Emigracja bynajmniej nie oznaczała kapitulacji i pogodzenia się z losem. Niemal natychmiast przystąpiono do opracowywania planów powstania w Polsce. Spiskowcy nawiązali też kontakt z Francją, gdzie w sierpniu 1792 obalono monarchię i proklamowano republikę. Po drugim rozbiorze, który okroił terytorium Polski do nędznego ogryzka, część działaczy uznała, że jeżeli powstanie ma wybuchnąć to musi się to stać jak najszybciej. Kościuszko uważał, że powstanie byłoby w tej sytuacji nieprzygotowane i musiałoby zakończyć się klęską. Jednak mimo tego, kiedy zapadła decyzja o wybuchu zgodził się stanąć na jego czele.

24 marca 1794 na krakowskim rynku Kościuszko złożył uroczystą przysięgę przed narodem i został Naczelnikiem powstania. Mimo pewnych sukcesów i śmiałych pomysłów takich jak tworzenie oddziałów kosynierów albo strzelców wyborowych, zaborcy mieli przygniatającą przewagę. Powstanie potrwało pół roku. W październiku po klęsce pod Maciejowicami ranny Kościuszko trafił do rosyjskiej niewoli i został osadzony w twierdzy Pietropawłowskiej w Petersburgu. Przed upadkiem powstania Kościuszko wydał uniwersał połaniecki, rewolucyjny dokument, który dawał chłopom wolność osobistą, ograniczał poddaństwo i pańszczyznę. Chociaż miał znikome oddziaływanie praktyczne, był pierwszą próbą przełamania podziału na “panów” (szlachtę) i “chamów” (chłopów) i stworzenia nowoczesnego społeczeństwa i narodu. Na realne zniesienie pańszczyzny większość polskich chłopów musiała czekać kolejne 70 lat.
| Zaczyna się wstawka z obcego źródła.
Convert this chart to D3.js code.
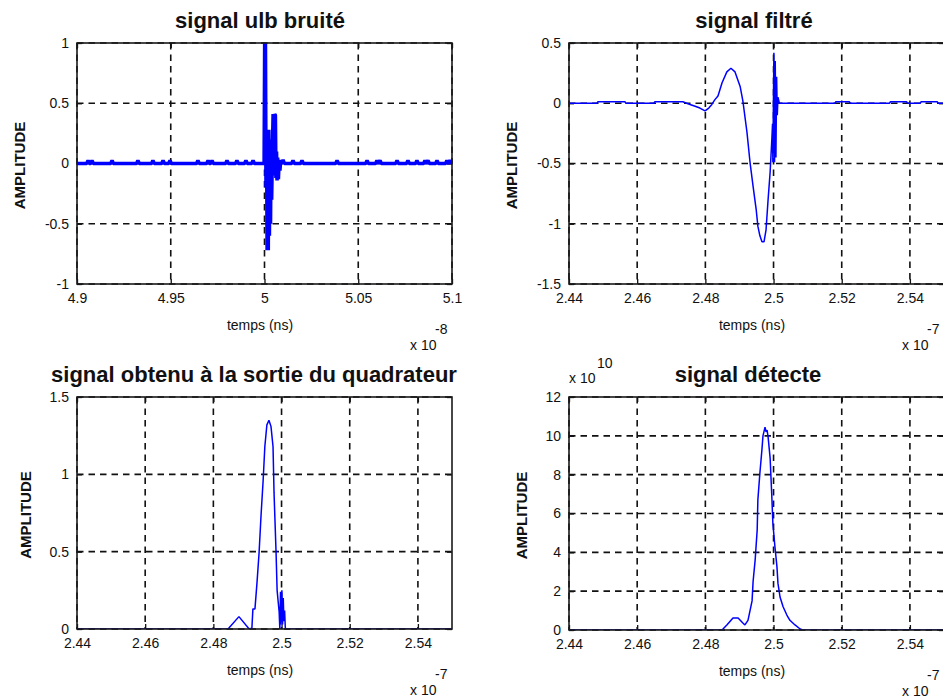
<!DOCTYPE html>
<html>
<head>
<meta charset="utf-8">
<script src="https://cdn.jsdelivr.net/npm/d3@7"></script>
<style>
  html, body { margin: 0; padding: 0; background: #fff; }
  svg { display: block; }
  text { font-family: "Liberation Sans", Arial, sans-serif; fill: #111; }
</style>
</head>
<body>
<svg id="fig" width="943" height="700"></svg>
<script>
// ---- Signals (time in units of the axis exponent, amplitude) ----

// Noisy UWB pulse, time x 1e-8 s
const noisySignal = [
  [4.9000, 0], [4.9052, 0], [4.9059, 0.025], [4.9066, 0], [4.9073, 0], [4.9080, 0.025], [4.9087, 0],
  [4.9180, 0], [4.9187, 0.025], [4.9194, 0],
  [4.9318, 0], [4.9325, 0.025], [4.9332, 0],
  [4.9398, 0], [4.9405, 0.025], [4.9412, 0],
  [4.9452, 0], [4.9459, 0.025], [4.9466, 0],
  [4.9489, 0], [4.9496, 0.025], [4.9503, 0],
  [4.9638, 0], [4.9645, 0.025], [4.9652, 0],
  [4.9692, 0], [4.9699, 0.025], [4.9706, 0], [4.9713, 0], [4.9720, 0.025], [4.9727, 0],
  [4.9793, 0], [4.9800, 0.025], [4.9807, 0],
  [4.9846, 0], [4.9853, 0.025], [4.9860, 0],
  [4.9894, 0], [4.9901, 0.025], [4.9908, 0],
  [4.9932, 0], [4.9939, 0.025], [4.9946, 0],
  [4.9998, 0], [5.0001, 1.0], [5.0005, 1.0], [5.0008, -0.2], [5.0011, 0.27], [5.0014, -0.72],
  [5.0017, 0.2], [5.0020, -0.72], [5.0023, 0.28], [5.0026, -0.6], [5.0029, 0.15], [5.0032, -0.5],
  [5.0035, 0.2], [5.0038, -0.3], [5.0042, 0.1], [5.0046, 0.41], [5.0050, -0.1], [5.0054, 0.41],
  [5.0058, 0.4], [5.0061, -0.12], [5.0064, 0.1], [5.0067, -0.14], [5.0070, 0.05], [5.0074, -0.13],
  [5.0078, 0.03], [5.0082, -0.06], [5.0086, 0.02], [5.0090, 0],
  [5.0092, 0], [5.0099, 0.03], [5.0106, 0],
  [5.0145, 0], [5.0152, 0.025], [5.0159, 0],
  [5.0193, 0], [5.0200, 0.025], [5.0207, 0],
  [5.0380, 0], [5.0387, 0.025], [5.0394, 0],
  [5.0540, 0], [5.0547, 0.025], [5.0554, 0],
  [5.0593, 0], [5.0600, 0.025], [5.0607, 0], [5.0616, 0.025], [5.0623, 0],
  [5.0700, 0], [5.0707, 0.025], [5.0714, 0],
  [5.0758, 0], [5.0765, 0.025], [5.0772, 0],
  [5.0806, 0], [5.0813, 0.025], [5.0820, 0],
  [5.0849, 0], [5.0856, 0.025], [5.0863, 0], [5.0872, 0.025], [5.0879, 0],
  [5.0913, 0], [5.0920, 0.025], [5.0927, 0],
  [5.0966, 0], [5.0973, 0.025], [5.0980, 0], [5.0989, 0.025], [5.1000, 0]
];

// Filtered signal, time x 1e-7 s
const filteredSignal = [
  [2.4400, 0], [2.4482, 0], [2.4485, 0.012], [2.4564, 0.012], [2.4567, 0],
  [2.4649, 0], [2.4652, 0.012], [2.4734, 0.012], [2.4745, 0], [2.4755, -0.01],
  [2.4770, -0.025], [2.4784, -0.04], [2.4799, -0.064], [2.4810, -0.04], [2.4819, -0.01],
  [2.4828, 0.03], [2.4837, 0.06], [2.4849, 0.17], [2.4863, 0.26], [2.4875, 0.29],
  [2.4887, 0.26], [2.4902, 0.14], [2.4910, 0.02], [2.4922, -0.24], [2.4931, -0.49],
  [2.4940, -0.69], [2.4949, -0.88], [2.4954, -1.02], [2.4960, -1.10], [2.4966, -1.15],
  [2.4972, -1.15], [2.4978, -1.05], [2.4984, -0.80], [2.4990, -0.57], [2.4995, -0.30],
  [2.4997, -0.17], [2.4998, -0.49], [2.4999, -0.17], [2.5001, 0.42], [2.5003, -0.49],
  [2.5005, 0.35], [2.5007, -0.45], [2.5009, 0.22], [2.5011, -0.10], [2.5013, 0.05],
  [2.5017, 0], [2.5180, 0], [2.5183, 0.012], [2.5222, 0.012], [2.5225, 0],
  [2.5340, 0], [2.5343, 0.012], [2.5390, 0.012], [2.5393, 0],
  [2.5430, 0], [2.5433, 0.012], [2.5480, 0.012], [2.5483, 0], [2.5500, 0]
];

// Squarer output, time x 1e-7 s
const squaredSignal = [
  [2.4400, 0], [2.4843, 0], [2.4875, 0.08], [2.4905, 0], [2.4913, 0.005],
  [2.4916, 0.13], [2.4922, 0.13], [2.4928, 0.30], [2.4934, 0.49], [2.4940, 0.74],
  [2.4946, 0.96], [2.4951, 1.18], [2.4957, 1.32], [2.4963, 1.35], [2.4969, 1.31],
  [2.4975, 1.18], [2.4978, 0.88], [2.4984, 0.49], [2.4987, 0.25], [2.4993, 0.11],
  [2.4995, 0], [2.4997, 0.24], [2.4998, 0.03], [2.5000, 0.18], [2.5001, 0.25],
  [2.5003, 0.03], [2.5005, 0.20], [2.5007, 0.05], [2.5009, 0.12], [2.5011, 0.01],
  [2.5013, 0], [2.5500, 0]
];

// Detected envelope, time x 1e-7 s, amplitude x 1e10
const detectedSignal = [
  [2.4400, 0], [2.4849, 0], [2.4863, 0.26], [2.4881, 0.62], [2.4896, 0.62],
  [2.4910, 0.36], [2.4916, 0.26], [2.4925, 0.5], [2.4931, 1.0], [2.4937, 1.5],
  [2.4940, 2.5], [2.4946, 3.6], [2.4952, 5.15], [2.4954, 6.7], [2.4960, 8.1],
  [2.4966, 9.3], [2.4969, 10.0], [2.4975, 10.45], [2.4978, 10.2], [2.4981, 10.3],
  [2.4984, 9.95], [2.4990, 8.85], [2.4995, 6.85], [2.4998, 5.5], [2.5004, 4.3],
  [2.5010, 3.25], [2.5013, 2.4], [2.5019, 1.7], [2.5028, 1.2], [2.5039, 0.77],
  [2.5048, 0.5], [2.5063, 0.26], [2.5078, 0.05], [2.5086, 0], [2.5500, 0]
];

// ---- Tick values ----
const noisyXTicks = [4.9, 4.95, 5, 5.05, 5.1];
const noisyYTicks = [-1, -0.5, 0, 0.5, 1];
const timeTicks = [2.44, 2.46, 2.48, 2.5, 2.52, 2.54];
const filteredYTicks = [-1.5, -1, -0.5, 0, 0.5];
const squaredYTicks = [0, 0.5, 1, 1.5];
const detectedYTicks = [0, 2, 4, 6, 8, 10, 12];

// ---- Titles and labels ----
const titles = ["signal ulb bruité", "signal filtré", "signal obtenu à la sortie du quadrateur", "signal détecte"];
const xLabel = "temps (ns)";
const yLabel = "AMPLITUDE";
const xExponents = ["-8", "-7", "-7", "-7"];

const panels = [
  { title: titles[0], data: noisySignal, xDomain: [4.9, 5.1], yDomain: [-1, 1],
    xTicks: noisyXTicks, yTicks: noisyYTicks, exp: xExponents[0],
    left: 77, top: 43, width: 375, height: 241, lw: 3.6, titleX: 260, yLabelDx: -58 },
  { title: titles[1], data: filteredSignal, xDomain: [2.44, 2.55], yDomain: [-1.5, 0.5],
    xTicks: timeTicks, yTicks: filteredYTicks, exp: xExponents[1],
    left: 569, top: 43, width: 375, height: 241, lw: 1.5, titleX: 754, yLabelDx: -58 },
  { title: titles[2], data: squaredSignal, xDomain: [2.44, 2.55], yDomain: [0, 1.5],
    xTicks: timeTicks, yTicks: squaredYTicks, exp: xExponents[2],
    left: 77, top: 397, width: 375, height: 232, lw: 1.5, titleX: 254, yLabelDx: -52 },
  { title: titles[3], data: detectedSignal, xDomain: [2.44, 2.55], yDomain: [0, 12],
    xTicks: timeTicks, yTicks: detectedYTicks, exp: xExponents[3], yExp: "10",
    left: 569, top: 397, width: 375, height: 233, lw: 1.5, titleX: 748, yLabelDx: -48 }
];

const svg = d3.select("#fig");
const defs = svg.append("defs");

panels.forEach((p, i) => {
  const x = d3.scaleLinear().domain(p.xDomain).range([0, p.width]);
  const y = d3.scaleLinear().domain(p.yDomain).range([p.height, 0]);
  const g = svg.append("g").attr("transform", `translate(${p.left},${p.top})`);

  // dashed grid
  const grid = g.append("g")
    .attr("stroke", "#111").attr("stroke-width", 1.6).attr("stroke-dasharray", "6.5,5");
  grid.selectAll("line.vx").data(p.xTicks).join("line")
    .attr("x1", d => x(d)).attr("x2", d => x(d)).attr("y1", 0).attr("y2", p.height);
  grid.selectAll("line.hy").data(p.yTicks).join("line")
    .attr("y1", d => y(d)).attr("y2", d => y(d)).attr("x1", 0).attr("x2", p.width);

  // axes with inward ticks
  const fmt = d => String(d);
  const bottom = g.append("g").attr("transform", `translate(0,${p.height})`)
    .call(d3.axisBottom(x).tickValues(p.xTicks).tickFormat(fmt).tickSizeInner(-5).tickSizeOuter(0).tickPadding(9));
  const left = g.append("g")
    .call(d3.axisLeft(y).tickValues(p.yTicks).tickFormat(fmt).tickSizeInner(-5).tickSizeOuter(0).tickPadding(8));
  g.append("g").call(d3.axisTop(x).tickValues(p.xTicks).tickFormat("").tickSizeInner(-5).tickSizeOuter(0));
  g.append("g").attr("transform", `translate(${p.width},0)`)
    .call(d3.axisRight(y).tickValues(p.yTicks).tickFormat("").tickSizeInner(-5).tickSizeOuter(0));
  g.selectAll(".domain").remove();
  g.selectAll(".tick line").attr("stroke", "#111").attr("stroke-width", 1.3);
  [bottom, left].forEach(a => a.selectAll("text")
    .attr("font-size", 14).attr("font-family", "\"Liberation Sans\", Arial, sans-serif").attr("fill", "#000"));

  // clipped signal trace
  const clipId = "clip" + i;
  defs.append("clipPath").attr("id", clipId)
    .append("rect").attr("width", p.width).attr("height", p.height);
  const line = d3.line().x(d => x(d[0])).y(d => y(d[1]));
  g.append("path").datum(p.data)
    .attr("clip-path", `url(#${clipId})`)
    .attr("fill", "none").attr("stroke", "#0000ff")
    .attr("stroke-width", p.lw).attr("stroke-linejoin", "bevel")
    .attr("d", line);

  // box
  g.append("rect").attr("width", p.width).attr("height", p.height)
    .attr("fill", "none").attr("stroke", "#1a1a1a").attr("stroke-width", 1.6);

  // title
  svg.append("text").attr("x", p.titleX).attr("y", p.top - 15)
    .attr("text-anchor", "middle").attr("font-size", 22).attr("font-weight", "bold")
    .text(p.title);

  // x label and exponent
  svg.append("text").attr("x", p.left + 183).attr("y", p.top + p.height + 46)
    .attr("text-anchor", "middle").attr("font-size", 14).text(xLabel);
  svg.append("text").attr("x", p.left + 333).attr("y", p.top + p.height + 66)
    .attr("font-size", 14).text("x 10");
  svg.append("text").attr("x", p.left + 358).attr("y", p.top + p.height + 50)
    .attr("font-size", 14).text(p.exp);

  // y label
  svg.append("text")
    .attr("transform", `translate(${p.left + p.yLabelDx},${p.top + p.height / 2 + 2}) rotate(-90)`)
    .attr("text-anchor", "middle").attr("dominant-baseline", "central")
    .attr("font-size", 15).attr("font-weight", "bold").text(yLabel);

  // y exponent
  if (p.yExp) {
    svg.append("text").attr("x", p.left).attr("y", p.top - 14)
      .attr("font-size", 14).text("x 10");
    svg.append("text").attr("x", p.left + 28).attr("y", p.top - 29)
      .attr("font-size", 14).text(p.yExp);
  }
});
</script>
</body>
</html>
Kiedy w 1796 roku Kościuszko opuszczał carskie więzienie, Polski nie było już na mapie Europy. Warunkiem wyjścia na wolność było złożenie przysięgi na wierność carowi Pawłowi I. Kościuszko zgodził się na to dopiero po zagwarantowaniu, że wraz z nim rosyjskie więzienia opuszczą inni polscy więźniowie. Ponieważ car zabronił mu przebywania na byłym terytorium Polski, następne lata spędził na podróżach. Wszędzie witano go jak bohatera. Kiedy dotarł do Stanów Zjednoczonych, wypłacono mu zaległą pensję przyznaną ponad dekadę wcześniej przez Kongres. Kościuszko niemal natychmiast całą sumę wydał na wykupienie niewolników i uwolnienie ich. W testamencie polecił cały swój amerykański majątek przeznaczyć na wykupienie tylu niewolników, ilu się da. Thomas Jefferson, któremu powierzył wykonanie testamentu, sam właściciel kilkuset niewolników, nigdy tego zapisu nie wykonał.

Kościuszko osiadł w Szwajcarii, skąd angażował się w emigracyjną działalność polityczną i tworzenie Legionów Polskich. Nie ufał jednak Napoleonowi i bał się, że ten instrumentalnie wykorzysta Polaków. Jeszcze za życia miał okazję się przekonać, że miał całkowitą rację. Zmarł w Szwajcarii dwa lata po ostatecznej klęsce Napoleona pod Waterloo.

Tadeusz Kościuszko nie jest dziś w Polsce postacią zapomnianą, ale pamięć o nim jest wyraźnie wypaczona. Jest po prostu kolejnym dowódcą w długim szeregu bohaterów wojen z Rosją. W rzeczywistości Kościuszko był niezwykle radykalnym rewolucjonistą, pod wieloma względami wyprzedzającym swoje czasy. Niezłomnie wierzył w równość ludzi, niezależnie od ich pochodzenia i koloru skóry. Gardził monarchią, arystokracją i biskupami. Był żywym ucieleśnieniem zawołania “Za wolność naszą i waszą” i całe życie stawał po stronie sprawiedliwości, wolności i równości.